── Exercise materials

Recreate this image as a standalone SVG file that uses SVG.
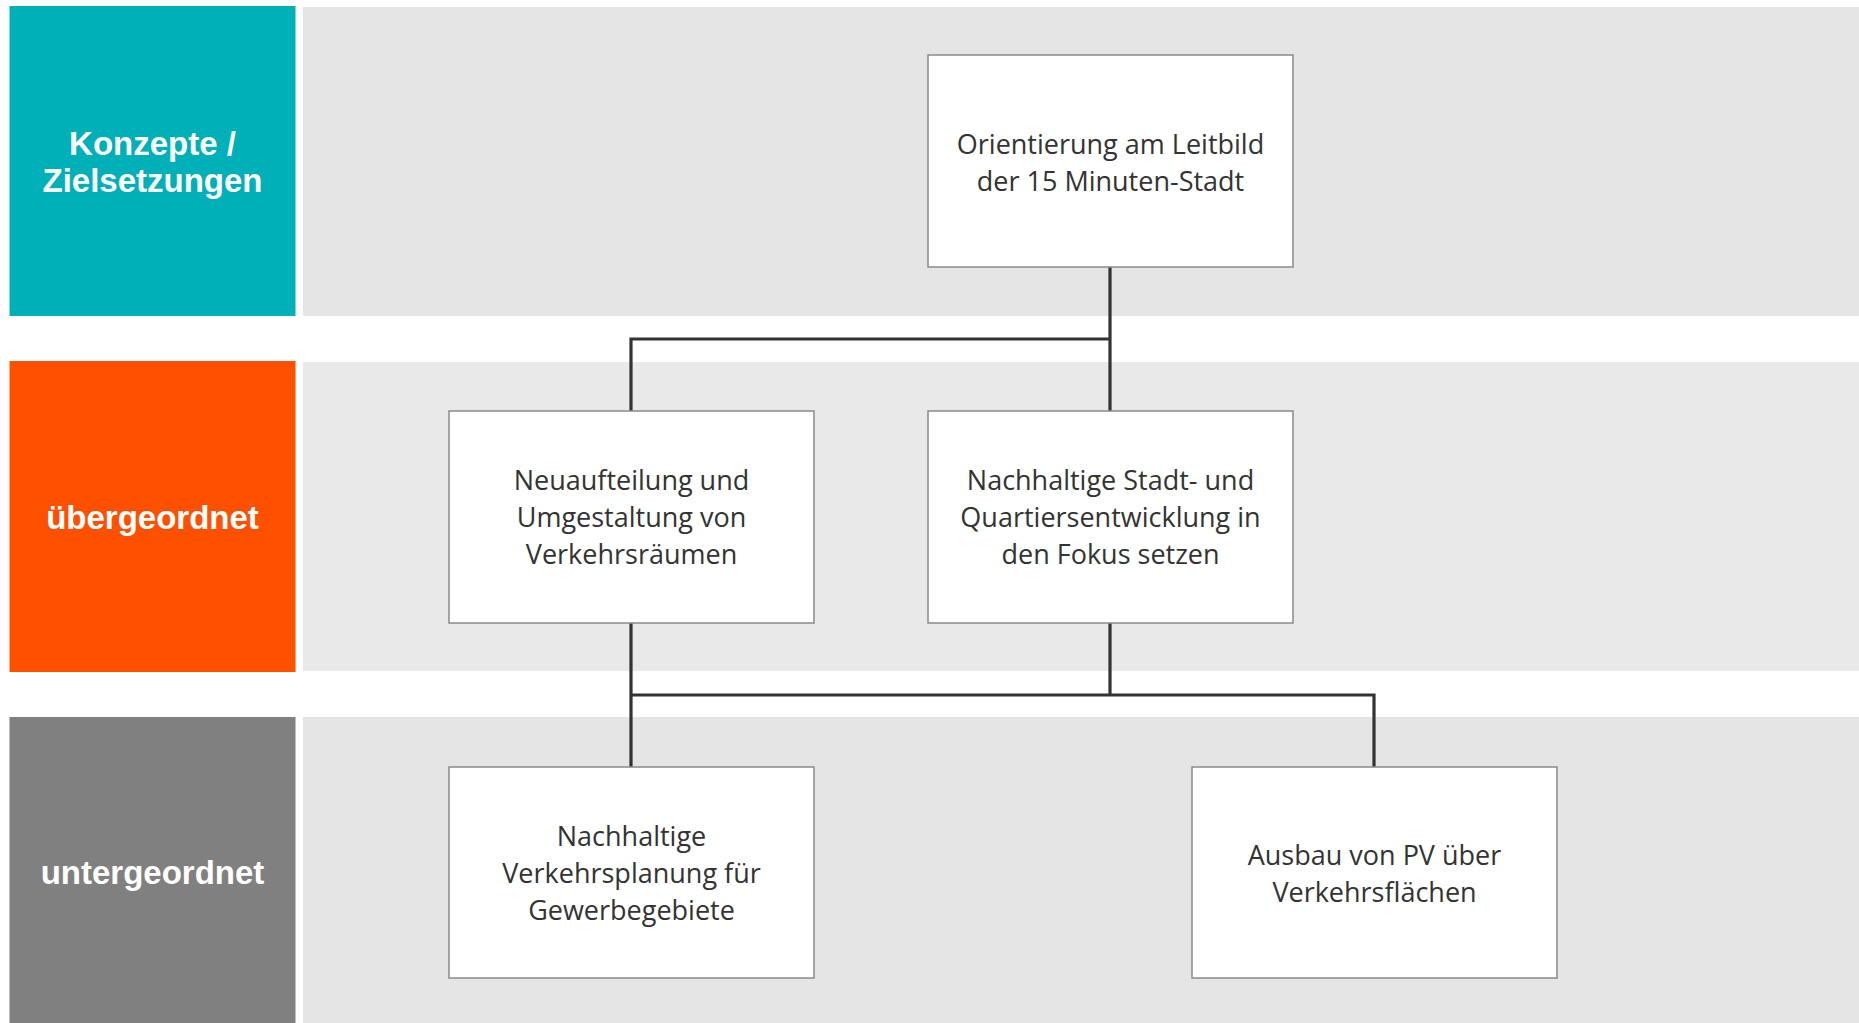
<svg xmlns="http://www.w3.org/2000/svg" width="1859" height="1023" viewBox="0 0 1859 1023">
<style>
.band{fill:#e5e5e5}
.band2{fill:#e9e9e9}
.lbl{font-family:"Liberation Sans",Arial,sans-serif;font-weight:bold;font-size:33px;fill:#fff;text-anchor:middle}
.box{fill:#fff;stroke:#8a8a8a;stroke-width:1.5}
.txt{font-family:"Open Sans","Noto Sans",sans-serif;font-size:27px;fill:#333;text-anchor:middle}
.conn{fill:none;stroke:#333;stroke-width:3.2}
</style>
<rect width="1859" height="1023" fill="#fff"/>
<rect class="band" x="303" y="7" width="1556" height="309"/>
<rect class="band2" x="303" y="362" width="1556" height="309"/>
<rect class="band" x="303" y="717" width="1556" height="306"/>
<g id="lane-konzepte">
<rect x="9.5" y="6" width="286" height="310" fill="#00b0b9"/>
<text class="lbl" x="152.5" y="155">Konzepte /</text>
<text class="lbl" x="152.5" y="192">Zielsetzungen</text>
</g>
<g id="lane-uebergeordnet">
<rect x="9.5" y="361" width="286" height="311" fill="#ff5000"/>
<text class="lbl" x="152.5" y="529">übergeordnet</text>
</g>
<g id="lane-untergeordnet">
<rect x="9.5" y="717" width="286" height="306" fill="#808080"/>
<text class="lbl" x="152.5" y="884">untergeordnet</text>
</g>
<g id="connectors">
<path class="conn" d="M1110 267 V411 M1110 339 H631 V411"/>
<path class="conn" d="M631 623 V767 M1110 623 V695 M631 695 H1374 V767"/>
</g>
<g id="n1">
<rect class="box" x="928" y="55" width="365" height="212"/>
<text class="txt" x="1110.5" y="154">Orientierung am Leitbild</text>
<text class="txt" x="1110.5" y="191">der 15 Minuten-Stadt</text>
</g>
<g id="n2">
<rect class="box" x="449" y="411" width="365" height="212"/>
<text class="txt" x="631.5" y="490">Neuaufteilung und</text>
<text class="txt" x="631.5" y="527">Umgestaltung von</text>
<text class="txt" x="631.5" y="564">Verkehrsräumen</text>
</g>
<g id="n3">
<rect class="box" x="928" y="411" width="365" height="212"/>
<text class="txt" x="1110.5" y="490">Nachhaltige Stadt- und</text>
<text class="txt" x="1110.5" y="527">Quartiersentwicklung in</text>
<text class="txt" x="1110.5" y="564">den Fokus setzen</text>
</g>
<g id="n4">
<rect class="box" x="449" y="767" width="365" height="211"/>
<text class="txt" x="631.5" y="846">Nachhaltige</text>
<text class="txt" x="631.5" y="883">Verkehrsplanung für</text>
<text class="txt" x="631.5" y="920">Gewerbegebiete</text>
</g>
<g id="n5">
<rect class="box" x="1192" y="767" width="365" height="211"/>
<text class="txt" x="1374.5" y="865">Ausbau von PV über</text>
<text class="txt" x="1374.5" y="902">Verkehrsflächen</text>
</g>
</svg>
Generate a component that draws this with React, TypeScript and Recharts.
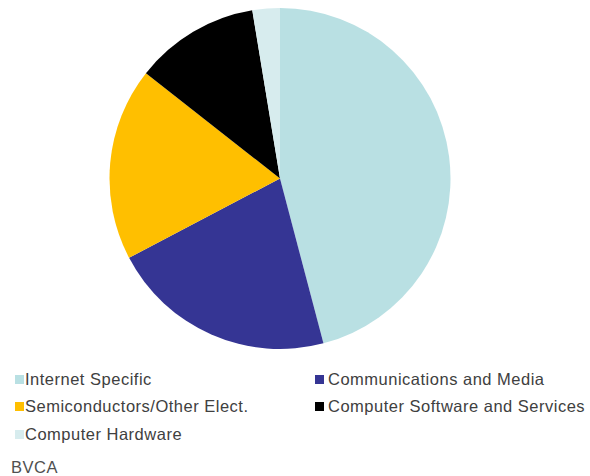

────

▶ [Work instructions] In your copy, repeat each record exactly and include no pictures.

▶ [Correct response]
Recreate this image as a standalone SVG file that uses SVG.
<svg xmlns="http://www.w3.org/2000/svg" width="1859" height="1023" viewBox="0 0 1859 1023">
<style>
.band{fill:#e5e5e5}
.band2{fill:#e9e9e9}
.lbl{font-family:"Liberation Sans",Arial,sans-serif;font-weight:bold;font-size:33px;fill:#fff;text-anchor:middle}
.box{fill:#fff;stroke:#8a8a8a;stroke-width:1.5}
.txt{font-family:"Open Sans","Noto Sans",sans-serif;font-size:27px;fill:#333;text-anchor:middle}
.conn{fill:none;stroke:#333;stroke-width:3.2}
</style>
<rect width="1859" height="1023" fill="#fff"/>
<rect class="band" x="303" y="7" width="1556" height="309"/>
<rect class="band2" x="303" y="362" width="1556" height="309"/>
<rect class="band" x="303" y="717" width="1556" height="306"/>
<g id="lane-konzepte">
<rect x="9.5" y="6" width="286" height="310" fill="#00b0b9"/>
<text class="lbl" x="152.5" y="155">Konzepte /</text>
<text class="lbl" x="152.5" y="192">Zielsetzungen</text>
</g>
<g id="lane-uebergeordnet">
<rect x="9.5" y="361" width="286" height="311" fill="#ff5000"/>
<text class="lbl" x="152.5" y="529">übergeordnet</text>
</g>
<g id="lane-untergeordnet">
<rect x="9.5" y="717" width="286" height="306" fill="#808080"/>
<text class="lbl" x="152.5" y="884">untergeordnet</text>
</g>
<g id="connectors">
<path class="conn" d="M1110 267 V411 M1110 339 H631 V411"/>
<path class="conn" d="M631 623 V767 M1110 623 V695 M631 695 H1374 V767"/>
</g>
<g id="n1">
<rect class="box" x="928" y="55" width="365" height="212"/>
<text class="txt" x="1110.5" y="154">Orientierung am Leitbild</text>
<text class="txt" x="1110.5" y="191">der 15 Minuten-Stadt</text>
</g>
<g id="n2">
<rect class="box" x="449" y="411" width="365" height="212"/>
<text class="txt" x="631.5" y="490">Neuaufteilung und</text>
<text class="txt" x="631.5" y="527">Umgestaltung von</text>
<text class="txt" x="631.5" y="564">Verkehrsräumen</text>
</g>
<g id="n3">
<rect class="box" x="928" y="411" width="365" height="212"/>
<text class="txt" x="1110.5" y="490">Nachhaltige Stadt- und</text>
<text class="txt" x="1110.5" y="527">Quartiersentwicklung in</text>
<text class="txt" x="1110.5" y="564">den Fokus setzen</text>
</g>
<g id="n4">
<rect class="box" x="449" y="767" width="365" height="211"/>
<text class="txt" x="631.5" y="846">Nachhaltige</text>
<text class="txt" x="631.5" y="883">Verkehrsplanung für</text>
<text class="txt" x="631.5" y="920">Gewerbegebiete</text>
</g>
<g id="n5">
<rect class="box" x="1192" y="767" width="365" height="211"/>
<text class="txt" x="1374.5" y="865">Ausbau von PV über</text>
<text class="txt" x="1374.5" y="902">Verkehrsflächen</text>
</g>
</svg>
Generate a component that draws this with React, TypeScript and Recharts.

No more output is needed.